The AI Trust Paradox: Navigating Expertise & Ownership in a Changing Landscape 🌐
This segment dives deep into the evolving relationship between developers and AI, highlighting a critical “trust paradox” and reshaping our understanding of expertise and ownership.
Productivity Soars, But Confidence Lags 📉
While developers are experiencing significant productivity boosts and improved code quality with AI assistance, their trust levels lag far behind. In 2025, only a mere 4% of respondents placed high trust in AI, with a substantial 30% expressing little or no confidence. Harvey advocates for a balanced approach, warning against both blind faith and outright dismissal. True trust, he argues, is built when AI consistently meets expectations, even if those expectations are for “mediocre responses.” The current tendency for AI to prioritize user satisfaction by providing direct answers, without critically evaluating their validity, can create a false sense of reliability.
Code Ownership: A Developing Frontier 👨💻
A fundamental question arises: who truly owns code generated with AI’s help? Early research suggests that developers’ feelings of ownership remain relatively stable, but this is an area that demands deeper investigation as AI integration becomes more pervasive.

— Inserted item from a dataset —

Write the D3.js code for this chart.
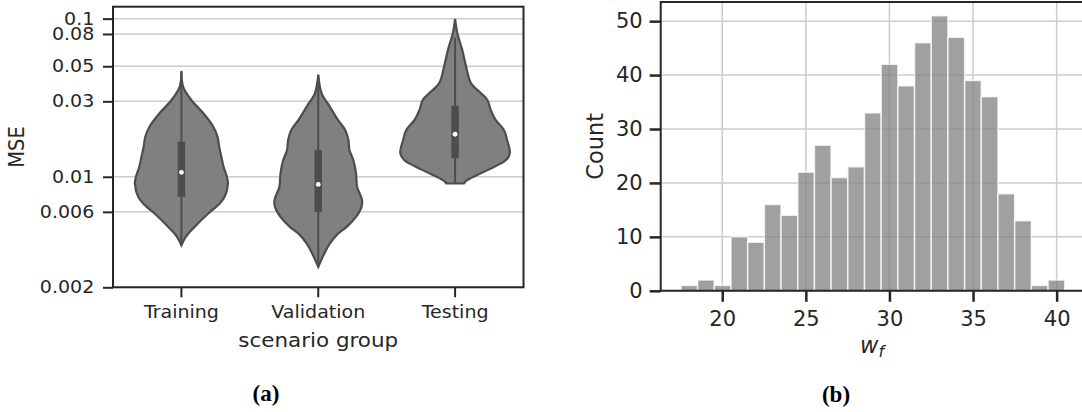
<!DOCTYPE html>
<html>
<head>
<meta charset="utf-8">
<script src="https://cdn.jsdelivr.net/npm/d3@7"></script>
<style>
  body { margin: 0; background: #fff; }
  svg text { font-family: "DejaVu Sans", sans-serif; fill: #262626; }
  .caption { font-family: "Liberation Serif", "Times New Roman", serif; font-weight: bold; fill: #000; }
</style>
</head>
<body>
<div id="chart"></div>
<script>
// (a) violin plot data: MSE per scenario group
var groups = ["Training", "Validation", "Testing"];
var mseTicks = [0.002, 0.006, 0.01, 0.03, 0.05, 0.08, 0.1];

// violin outline: MSE value and relative half width (top to bottom)
var trainingMse = [0.0468, 0.0372, 0.0306, 0.0252, 0.0208, 0.0179, 0.0155, 0.0134, 0.01156, 0.0100, 0.00907, 0.00747, 0.00678, 0.00586, 0.00482, 0.00417, 0.00369];
var trainingDensity = [0, 0.03, 0.18, 0.40, 0.58, 0.66, 0.69, 0.73, 0.77, 0.83, 0.85, 0.79, 0.70, 0.49, 0.24, 0.08, 0];
var validationMse = [0.0442, 0.0338, 0.0278, 0.0229, 0.0198, 0.0171, 0.01477, 0.01276, 0.01051, 0.00865, 0.00712, 0.00645, 0.00557, 0.00482, 0.00437, 0.00378, 0.00311, 0.00269];
var validationDensity = [0, 0.06, 0.21, 0.36, 0.49, 0.55, 0.57, 0.64, 0.69, 0.71, 0.80, 0.79, 0.69, 0.52, 0.36, 0.21, 0.08, 0];
var testingMse = [0.0995, 0.0811, 0.0636, 0.0499, 0.0391, 0.0338, 0.0306, 0.0265, 0.0229, 0.0198, 0.0171, 0.01406, 0.01276, 0.01102, 0.00952, 0.00907];
var testingDensity = [0, 0.04, 0.13, 0.20, 0.29, 0.47, 0.59, 0.65, 0.74, 0.89, 0.95, 1.0, 0.93, 0.59, 0.22, 0.16];

// box stats: [whisker low, q1, median, q3, whisker high]
var trainingBox = [0.0037, 0.00747, 0.01067, 0.01667, 0.046];
var validationBox = [0.0027, 0.0060, 0.00895, 0.01477, 0.044];
var testingBox = [0.0091, 0.0131, 0.01858, 0.0281, 0.076];

// (b) histogram of w_f
var wfCounts = [1, 2, 1, 10, 9, 16, 14, 22, 27, 21, 23, 33, 42, 38, 46, 51, 47, 39, 36, 18, 13, 1, 2];
var wfBinStart = 17.53, wfBinWidth = 0.998;
var wfTicks = [20, 25, 30, 35, 40];
var countTicks = [0, 10, 20, 30, 40, 50];

var violins = [
  {name: groups[0], mse: trainingMse, dens: trainingDensity, box: trainingBox},
  {name: groups[1], mse: validationMse, dens: validationDensity, box: validationBox},
  {name: groups[2], mse: testingMse, dens: testingDensity, box: testingBox}
];

var svg = d3.select("#chart").append("svg")
    .attr("width", 1082)
    .attr("height", 412);

var spineColor = "#262626", gridColor = "#cccccc";
// panel (a) was squeezed in the figure: its text is a bit wider than tall
var stretch = "scale(1.1,1)";

// ---------- panel (a) ----------
var a = {left: 113, right: 523.5, top: 6.7, bottom: 287.3};

var x = d3.scaleBand().domain(groups).range([a.left, a.right]);
var y = d3.scaleLog().domain([0.002, 0.119]).range([a.bottom, a.top]);
var half = x.bandwidth() * 0.4;

svg.append("g").selectAll("line")
    .data(mseTicks)
    .enter().append("line")
    .attr("x1", a.left).attr("x2", a.right)
    .attr("y1", function(d) { return y(d); })
    .attr("y2", function(d) { return y(d); })
    .style("stroke", gridColor).style("stroke-width", 1.5);

var area = d3.area()
    .curve(d3.curveCatmullRom.alpha(0.5))
    .y(function(d) { return y(d[0]); });

var vg = svg.append("g").selectAll("g")
    .data(violins)
    .enter().append("g")
    .attr("transform", function(d) { return "translate(" + (x(d.name) + x.bandwidth() / 2) + ",0)"; });

vg.append("path")
    .attr("d", function(d) {
      var pts = d.mse.map(function(m, i) { return [m, d.dens[i]]; });
      return area.x0(function(p) { return -p[1] * half; })
                 .x1(function(p) { return p[1] * half; })(pts);
    })
    .style("fill", "#808080")
    .style("stroke", "#4d4d4d")
    .style("stroke-width", 2.2);

// inner box
vg.append("line")
    .attr("y1", function(d) { return y(d.box[0]); })
    .attr("y2", function(d) { return y(d.box[4]); })
    .style("stroke", "#4d4d4d").style("stroke-width", 2);
vg.append("line")
    .attr("y1", function(d) { return y(d.box[1]); })
    .attr("y2", function(d) { return y(d.box[3]); })
    .style("stroke", "#4d4d4d").style("stroke-width", 7.5);
vg.append("circle")
    .attr("cy", function(d) { return y(d.box[2]); })
    .attr("r", 2.4)
    .style("fill", "#fff");

// frame
svg.append("rect")
    .attr("x", a.left).attr("y", a.top)
    .attr("width", a.right - a.left).attr("height", a.bottom - a.top)
    .style("fill", "none").style("stroke", spineColor).style("stroke-width", 2);

var yAxis = svg.append("g")
    .attr("transform", "translate(" + a.left + ",0)")
    .call(d3.axisLeft(y).tickValues(mseTicks).tickFormat(d3.format("~g")).tickSize(10).tickPadding(7));
var xAxis = svg.append("g")
    .attr("transform", "translate(0," + a.bottom + ")")
    .call(d3.axisBottom(x).tickSize(10).tickPadding(8));

[yAxis, xAxis].forEach(function(g) {
  g.select(".domain").remove();
  g.selectAll(".tick line").style("stroke", spineColor).style("stroke-width", 2);
  g.selectAll(".tick text").style("font-size", "17.3px").style("fill", spineColor)
    .style("font-family", "DejaVu Sans")
    .attr("transform", stretch);
});
xAxis.selectAll(".tick text").attr("dy", "0.75em");

svg.append("text")
    .attr("transform", "translate(24," + ((a.top + a.bottom) / 2) + ") " + stretch + " rotate(-90)")
    .attr("text-anchor", "middle")
    .style("font-size", "19.5px")
    .text("MSE");

svg.append("text")
    .attr("transform", "translate(" + ((a.left + a.right) / 2) + ",347) " + stretch)
    .attr("text-anchor", "middle")
    .style("font-size", "19.5px")
    .text("scenario group");

svg.append("text")
    .attr("class", "caption")
    .attr("x", 266).attr("y", 401)
    .attr("text-anchor", "middle")
    .style("font-size", "23px")
    .text("(a)");

// ---------- panel (b) ----------
var b = {left: 660.7, right: 1083.4, top: 2, bottom: 290.8};

var xb = d3.scaleLinear().domain([16.32, 41.6]).range([b.left, b.right]);
var yb = d3.scaleLinear().domain([0, 53.55]).range([b.bottom, b.top]);

var grid = svg.append("g");
grid.selectAll(".v").data(wfTicks).enter().append("line")
    .attr("x1", function(d) { return xb(d); }).attr("x2", function(d) { return xb(d); })
    .attr("y1", b.top).attr("y2", b.bottom);
grid.selectAll(".h").data(countTicks).enter().append("line")
    .attr("x1", b.left).attr("x2", b.right)
    .attr("y1", function(d) { return yb(d); }).attr("y2", function(d) { return yb(d); });
grid.selectAll("line").style("stroke", gridColor).style("stroke-width", 1.5);

svg.append("g").selectAll("rect")
    .data(wfCounts)
    .enter().append("rect")
    .attr("x", function(d, i) { return xb(wfBinStart + i * wfBinWidth); })
    .attr("width", function(d, i) { return xb(wfBinStart + (i + 1) * wfBinWidth) - xb(wfBinStart + i * wfBinWidth); })
    .attr("y", function(d) { return yb(d); })
    .attr("height", function(d) { return yb(0) - yb(d); })
    .style("fill", "#808080")
    .style("fill-opacity", 0.75)
    .style("stroke", "#fff")
    .style("stroke-opacity", 0.75)
    .style("stroke-width", 1.5);

svg.append("path")
    .attr("d", "M" + b.right + "," + b.top + "H" + b.left + "V" + b.bottom + "H" + b.right)
    .style("fill", "none").style("stroke", spineColor).style("stroke-width", 2);

var ybAxis = svg.append("g")
    .attr("transform", "translate(" + b.left + ",0)")
    .call(d3.axisLeft(yb).tickValues(countTicks).tickSize(11).tickPadding(7));
var xbAxis = svg.append("g")
    .attr("transform", "translate(0," + b.bottom + ")")
    .call(d3.axisBottom(xb).tickValues(wfTicks).tickSize(11).tickPadding(8));

[ybAxis, xbAxis].forEach(function(g) {
  g.select(".domain").remove();
  g.selectAll(".tick line").style("stroke", spineColor).style("stroke-width", 2.5);
  g.selectAll(".tick text").style("font-size", "21px").style("fill", spineColor)
    .style("font-family", "DejaVu Sans");
});
xbAxis.selectAll(".tick text").attr("dy", "0.75em");

svg.append("text")
    .attr("transform", "translate(603," + ((b.top + b.bottom) / 2) + ") rotate(-90)")
    .attr("text-anchor", "middle")
    .style("font-size", "22.5px")
    .text("Count");

var wl = svg.append("text")
    .attr("x", 872).attr("y", 353)
    .attr("text-anchor", "middle")
    .style("font-size", "22.5px")
    .style("font-style", "italic");
wl.append("tspan").text("w");
wl.append("tspan").attr("dy", 4).style("font-size", "16px").text("f");

svg.append("text")
    .attr("class", "caption")
    .attr("x", 836).attr("y", 402)
    .attr("text-anchor", "middle")
    .style("font-size", "23px")
    .text("(b)");
</script>
</body>
</html>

The Shifting Value of Skills: Evolution, Not Extinction 🦾
The fear that AI might devalue human skills is understandable. With AI capable of generating UX, code, and documentation, questions arise about the future of specialists like UX designers, SREs, and technical writers. While some roles may indeed diminish, mirroring historical technological shifts, AI also creates new avenues for skill acquisition. Individuals can become “novices” across various domains.
Crucially, AI does not obviate the need for deep expertise. A software engineer using AI still relies on other engineers. A product manager using AI for prototyping still needs expert technical writers. AI democratizes skill acquisition, but it does not replace the profound expertise that seasoned professionals bring to the table. The nuanced understanding and communication prowess of an expert technical writer, for example, are capabilities AI currently cannot replicate.

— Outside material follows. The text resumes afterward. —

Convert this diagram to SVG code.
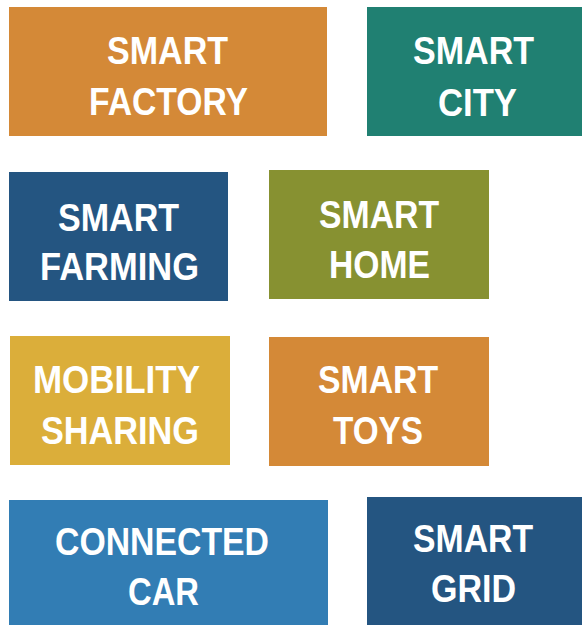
<svg xmlns="http://www.w3.org/2000/svg" width="582" height="625" viewBox="0 0 582 625">
<style>
text{font-family:"Liberation Sans",Arial,sans-serif;font-weight:bold;font-size:39px;fill:#fff;text-anchor:middle}
.orange{fill:#D48937}
.teal{fill:#208072}
.dblue{fill:#245581}
.olive{fill:#879131}
.yellow{fill:#DBAE3A}
.lblue{fill:#327DB4}
</style>
<rect width="582" height="625" fill="#fff"/>
<g id="smart-factory">
<rect class="orange" x="9" y="7" width="318" height="129"/>
<text x="167.5" y="64" textLength="121" lengthAdjust="spacingAndGlyphs">SMART</text>
<text x="168.5" y="115" textLength="159" lengthAdjust="spacingAndGlyphs">FACTORY</text>
</g>
<g id="smart-city">
<rect class="teal" x="367" y="7" width="215" height="129"/>
<text x="473.5" y="64" textLength="121" lengthAdjust="spacingAndGlyphs">SMART</text>
<text x="477.5" y="116" textLength="79" lengthAdjust="spacingAndGlyphs">CITY</text>
</g>
<g id="smart-farming">
<rect class="dblue" x="9" y="172" width="219" height="129"/>
<text x="118.5" y="231" textLength="121" lengthAdjust="spacingAndGlyphs">SMART</text>
<text x="119.5" y="280" textLength="159" lengthAdjust="spacingAndGlyphs">FARMING</text>
</g>
<g id="smart-home">
<rect class="olive" x="269" y="170" width="220" height="129"/>
<text x="379" y="228" textLength="120" lengthAdjust="spacingAndGlyphs">SMART</text>
<text x="379.5" y="278" textLength="101" lengthAdjust="spacingAndGlyphs">HOME</text>
</g>
<g id="mobility-sharing">
<rect class="yellow" x="10" y="336" width="220" height="129"/>
<text x="116.5" y="393" textLength="167" lengthAdjust="spacingAndGlyphs">MOBILITY</text>
<text x="120" y="444" textLength="158" lengthAdjust="spacingAndGlyphs">SHARING</text>
</g>
<g id="smart-toys">
<rect class="orange" x="269" y="337" width="220" height="129"/>
<text x="378" y="393" textLength="120" lengthAdjust="spacingAndGlyphs">SMART</text>
<text x="378" y="444" textLength="90" lengthAdjust="spacingAndGlyphs">TOYS</text>
</g>
<g id="connected-car">
<rect class="lblue" x="9" y="500" width="319" height="125"/>
<text x="162" y="555" textLength="214" lengthAdjust="spacingAndGlyphs">CONNECTED</text>
<text x="163.5" y="605" textLength="71" lengthAdjust="spacingAndGlyphs">CAR</text>
</g>
<g id="smart-grid">
<rect class="dblue" x="367" y="497" width="215" height="128"/>
<text x="473" y="552" textLength="120" lengthAdjust="spacingAndGlyphs">SMART</text>
<text x="473.5" y="602" textLength="85" lengthAdjust="spacingAndGlyphs">GRID</text>
</g>
<g id="connectors"></g>
</svg>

The Future of Software Delivery: Adapting to Evolving “Physics” 📡
Looking ahead, we can anticipate a “J-curve of transformation,” similar to the adoption of Agile, DevOps, and Cloud. This involves an initial dip in productivity, followed by eventual improvements. The key challenge lies in navigating this dip and accelerating the upward trend.
The core tenets of software delivery—writing, validating, approving, shipping, and monitoring code—will likely persist. However, the “physics of software delivery” will undoubtedly evolve. Systemic thinking is paramount, as complex systems involving human and technological interactions will exhibit emergent behaviors. Critical thinking and experimentation will be our guiding lights in harnessing AI’s potential.
The message is clear: AI is here to stay. Organizations are championing it from the top down, and practitioners are embracing it at the grassroots level. While the exact form of AI in five years is uncertain, its deep integration into our workflows is inevitable.
Evolving Metrics and Strategic AI Integration 🎯
DORA metrics will continue to adapt to reflect these changing practices, with the capacity for safe and frequent application changes remaining a crucial indicator of quality.
For team leaders looking to integrate AI, a two-pronged approach is recommended:
- Adapt Current Systems: Employ value stream mapping to thoroughly understand your existing processes, identify bottlenecks, and pinpoint areas ripe for AI injection. This collaborative exercise fosters a shared understanding and is often more valuable than the resulting artifact.
- Evolve Towards AI-Native Thinking: While “AI-native” software delivery is still largely conceptual, it’s essential to begin envisioning the development and management of applications with AI at their core.
The journey ahead is a collaborative one. As the speaker put it, let’s all “go figure that out together.”